Mitigation and adaptation are the two broad policy responses that address sources contributing to climate change and their related impacts. Mitigation refers to policy measures that stabilize or reduce atmospheric concentration of greenhouse gases (GHGs) to levels that do not dangerously interfere with the climate system. Adaptation refers to adjusting or accommodating to climate change-induced impacts, which includes minimizing negative consequences and enhancing opportunities. Adaptation responses are essentially planned or unplanned policy responses designed to increase the resiliency of our natural, socioeconomic, and built environments. Adaptation is becoming an increasingly important public policy response for two reasons. First, even if mitigation measures achieve successful reductions in human-caused GHG emissions, the excessive concentration of GHGs already in the atmosphere will continue to force changes to climatic conditions and alter the state of biodiversity in BC over the course of the next century.4 Second, the current structure of BC’s governance framework responsible for managing land and natural resources does not effectively address the impending challenges of climate change-induced impacts on our natural, human, and built environments.

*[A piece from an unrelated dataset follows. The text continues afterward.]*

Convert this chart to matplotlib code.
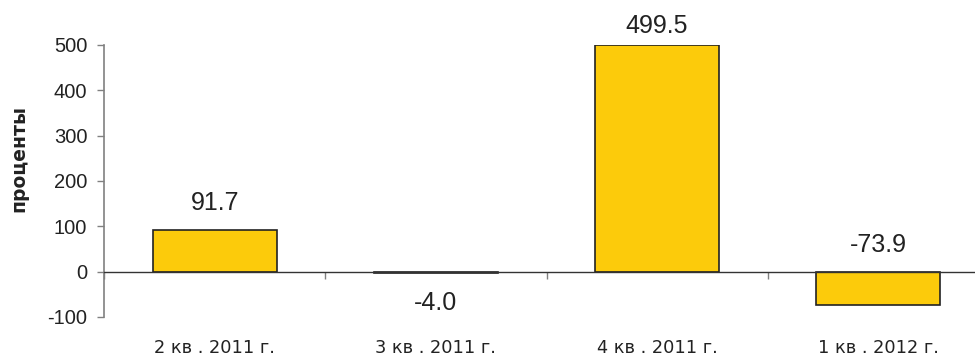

This report synthesizes information compiled from input contributed by ACT’s Communities in Jeopardy: Plant, Animal and Human conference participants in April 2008, along with a review of publications from leading authorities researching climate change impacts on biodiversity, and adaptation responses. The purpose of this report is to provide a background summary on the following points of discussion:

  • Observed and projected climate changes in BC;
  • Observed and expected climate change-induced impacts on biodiversity in BC and northern temperate regions;
  • An overview of the state of biodiversity in BC;
  • A discussion on the link between biodiversity, ecosystem functions, and the value of natural capital;
  • An overview of vulnerable natural and socioeconomic systems in BC;
  • An outline for a general adaptation framework that addresses ecosystem resiliency and examines the challenges and opportunities associated with launching adaptation measures in BC.

We intend to use this synthesis of information as a background document to substantiate ACT’s policy recommendations addressing the need to restructure BC’s land and resource governance framework, with the ultimate goal of increasing ecosystem and community resiliency against the current and projected climate change impacts on biodiversity.

Footnotes

1 IPCC (2007)

2 Gitay, H., Suárez, A., Watson, R.T., Dokken, D.J. (2002)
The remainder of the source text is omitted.